The seven Spanish nuclear reactors in operation have once again proven that they are essential to guarantee electric supply by operating in a constant and stable manner practically 90% of the hours of the year. In 2023 the generated over 20% of the electricity consumed, and managed to prevent around 20 million tons of CO2. These numbers reflect the crucial role of nuclear energy both in the decarbonization process and in the stability of the system.
During the past year, Spanish nuclear power plants generated 57,275.01 GWh. This figure represents 20.34% of the total net electricity production. With a net installed capacity of 7,117 MW, only 5.71% of the total, nuclear managed to be the second-largest source of electricity production in Spain, according to data from Red Eléctrica analyzed by Foro Nuclear.

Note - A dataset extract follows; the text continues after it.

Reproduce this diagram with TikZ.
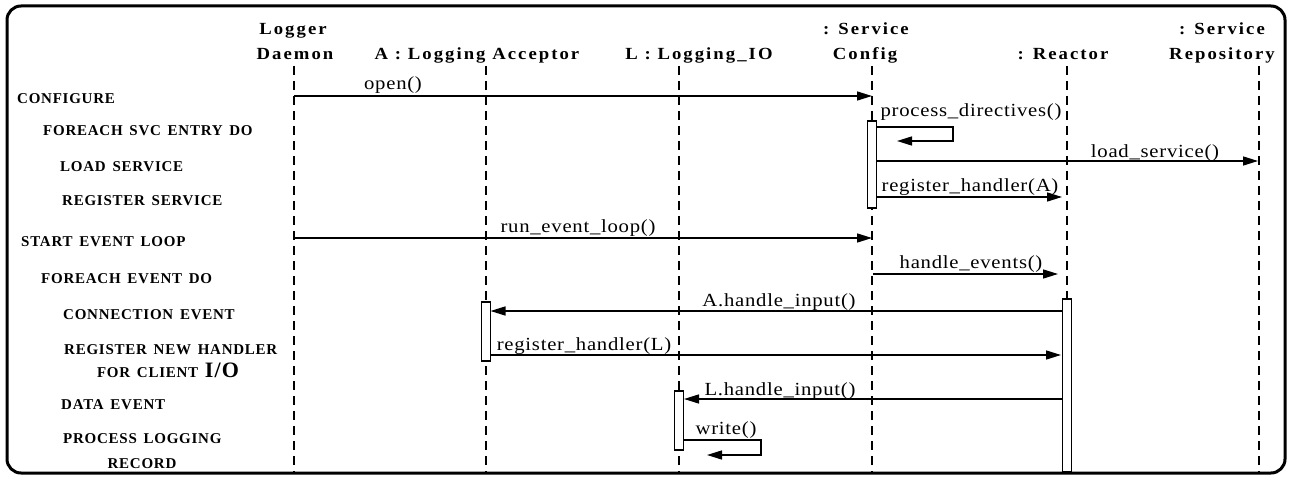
\documentclass[tikz,border=0pt]{standalone}
\usepackage{fontspec}
\setmainfont{Liberation Serif}
\newfontfamily\stepfont[LetterSpace=5,WordSpace=1.5]{Liberation Serif}
\newfontfamily\headfont[LetterSpace=12,FakeStretch=1.1]{Liberation Serif}
\newfontfamily\msgfont[LetterSpace=4,FakeStretch=1.12]{Liberation Serif}
\usetikzlibrary{arrows.meta}
\begin{document}
\begin{tikzpicture}[x=1pt,y=-1pt,
  headtext/.style={font=\headfont\fontsize{17}{19}\selectfont\bfseries, inner sep=0pt, anchor=base},
  msgtext/.style={font=\msgfont\fontsize{18.5}{20}\selectfont, inner sep=0pt, anchor=base},
  steptext/.style={font=\stepfont\fontsize{15}{17}\selectfont\bfseries, inner sep=0pt, anchor=base west},
  lifeline/.style={line width=1.5pt, dash pattern=on 9pt off 6pt},
  actbox/.style={draw, fill=white, line width=1.3pt, minimum width=9pt, inner sep=0pt},
  msg/.style={line width=1.5pt, -{Triangle[length=15pt,width=9pt]}},
  frame/.style={line width=3pt, rounded corners=14pt}]
\useasboundingbox (0,0) rectangle (1289,478);

% headers
\node[headtext] (hLD1) at (293,35) {Logger};
\node[headtext] (hLD2) at (295,60) {Daemon};
\node[headtext] (hAcc) at (477,60) {A : Logging Acceptor};
\node[headtext] (hLIO) at (699,60) {L : Logging\_IO};
\node[headtext] (hSC1) at (866,35) {: Service};
\node[headtext] (hSC2) at (865,60) {Config};
\node[headtext] (hRe) at (1063,60) {: Reactor};
\node[headtext] (hSR1) at (1222,35) {: Service};
\node[headtext] (hSR2) at (1222,60) {Repository};

% lifeline coordinates
\foreach \n/\x in {ld/294, acc/486, lio/679, sc/872, re/1067, sr/1259}{
  \coordinate (\n top) at (\x,66);
  \coordinate (\n bot) at (\x,473);
}
\foreach \n in {ld,acc,lio,sc,re,sr}{
  \draw[lifeline] (\n top) -- (\n bot);
}

% activation boxes
\node[actbox, minimum height=87pt] (scbox) at (872,164.5) {};
\node[actbox, minimum height=173pt] (rebox) at (1067,385.5) {};
\node[actbox, minimum height=59pt] (accbox) at (486,331.5) {};
\node[actbox, minimum height=59pt] (liobox) at (679,420.5) {};

% step labels
\node[steptext] (s1) at (17,104) {CONFIGURE};
\node[steptext] (s2) at (43,136) {FOREACH SVC ENTRY DO};
\node[steptext] (s3) at (60,172) {LOAD SERVICE};
\node[steptext] (s4) at (62,206) {REGISTER SERVICE};
\node[steptext] (s5) at (21,247) {START EVENT LOOP};
\node[steptext] (s6) at (41,283) {FOREACH EVENT DO};
\node[steptext] (s7) at (63,319) {CONNECTION EVENT};
\node[steptext] (s8) at (64,354) {REGISTER NEW HANDLER};
\node[steptext, anchor=base] (s9) at (168,377) {FOR CLIENT {\fontsize{22}{24}\selectfont I/O}};
\node[steptext] (s10) at (61,409) {DATA EVENT};
\node[steptext] (s11) at (63,443) {PROCESS LOGGING};
\node[steptext, anchor=base] (s12) at (142,468) {RECORD};

% message endpoints
\coordinate (m1a) at (294,96);   \coordinate (m1b) at (872,96);
\coordinate (m2a) at (876.5,127); \coordinate (m2c) at (953,141); \coordinate (m2b) at (897,141);
\coordinate (m3a) at (876.5,161); \coordinate (m3b) at (1258,161);
\coordinate (m4a) at (876.5,197); \coordinate (m4b) at (1062,197);
\coordinate (m5a) at (294,238);  \coordinate (m5b) at (872,238);
\coordinate (m6a) at (873,274);  \coordinate (m6b) at (1058,274);
\coordinate (m7a) at (1062.5,311); \coordinate (m7b) at (490.5,311);
\coordinate (m8a) at (490.5,355); \coordinate (m8b) at (1061,355);
\coordinate (m9a) at (1062.5,399); \coordinate (m9b) at (684,399);
\coordinate (m10a) at (683.5,440); \coordinate (m10c) at (761,455); \coordinate (m10b) at (707,455);

\draw[msg] (m1a) -- (m1b);
\draw[msg] (m2a) -| (m2c) -- (m2b);
\draw[msg] (m3a) -- (m3b);
\draw[msg] (m4a) -- (m4b);
\draw[msg] (m5a) -- (m5b);
\draw[msg] (m6a) -- (m6b);
\draw[msg] (m7a) -- (m7b);
\draw[msg] (m8a) -- (m8b);
\draw[msg] (m9a) -- (m9b);
\draw[msg] (m10a) -| (m10c) -- (m10b);

% message labels
\node[msgtext] (l1) at (393,90) {open()};
\node[msgtext] (l2) at (971,117) {process\_directives()};
\node[msgtext] (l3) at (1155,158) {load\_service()};
\node[msgtext] (l4) at (970,192) {register\_handler(A)};
\node[msgtext] (l5) at (578,233) {run\_event\_loop()};
\node[msgtext] (l6) at (971,268) {handle\_events()};
\node[msgtext] (l7) at (779,306) {A.handle\_input()};
\node[msgtext] (l8) at (584,350) {register\_handler(L)};
\node[msgtext] (l9) at (780,395) {L.handle\_input()};
\node[msgtext] (l10) at (726,434) {write()};

% frame
\draw[frame] (7,6) rectangle (1285,473);
\end{tikzpicture}
\end{document}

Spanish nuclear power plants generate over 20% of the total electricity year after year
Nuclear energy is the only technology that has been producing over 20% of the electricity in Spain for twelve consecutive years. Moreover, it is the source that has been operational for the most hours equivalent to full power, specifically 87.06% of the total hours in the year. "These data demonstrate the assurance of supply that nuclear energy offers day by day and year after year," says Ignacio Araluce, President of Foro Nuclear. "The electrical system needs to rely on stable baseload sources with constant production, such as nuclear, which adds stability, strength and firm power to the system."
Nuclear has been the source of electricity generation that has been operative for the highest equivalent number of hours at full power.
Nuclear energy in Spain is also very competitive, and could be even more so if the fiscal burden it faces was reduced. In any case, without nuclear power electricity prices would be higher.
Nuclear electricity production accounted for 28.16% of the total emissions-free electricity generated in Spain in 2023. Only in our country do nuclear power plants prevent the emission of around 20 million tons of CO2 every year, which makes them strategic to the decarbonization process.
For the President of Foro Nuclear, "energy policies must be based on data and science." He points out that most European countries and many other areas in the world, with governments of different political orientations, have decided to continue the long-term operation of their reactors and/or the construction of new units, even in countries without nuclear energy.
The energy situation has changed substantially in recent years. For this reason, Foro Nuclear believes that it would be advisable to reconsider the agenda for the closure of Spanish nuclear power plants and operate them beyond their currently established timelines.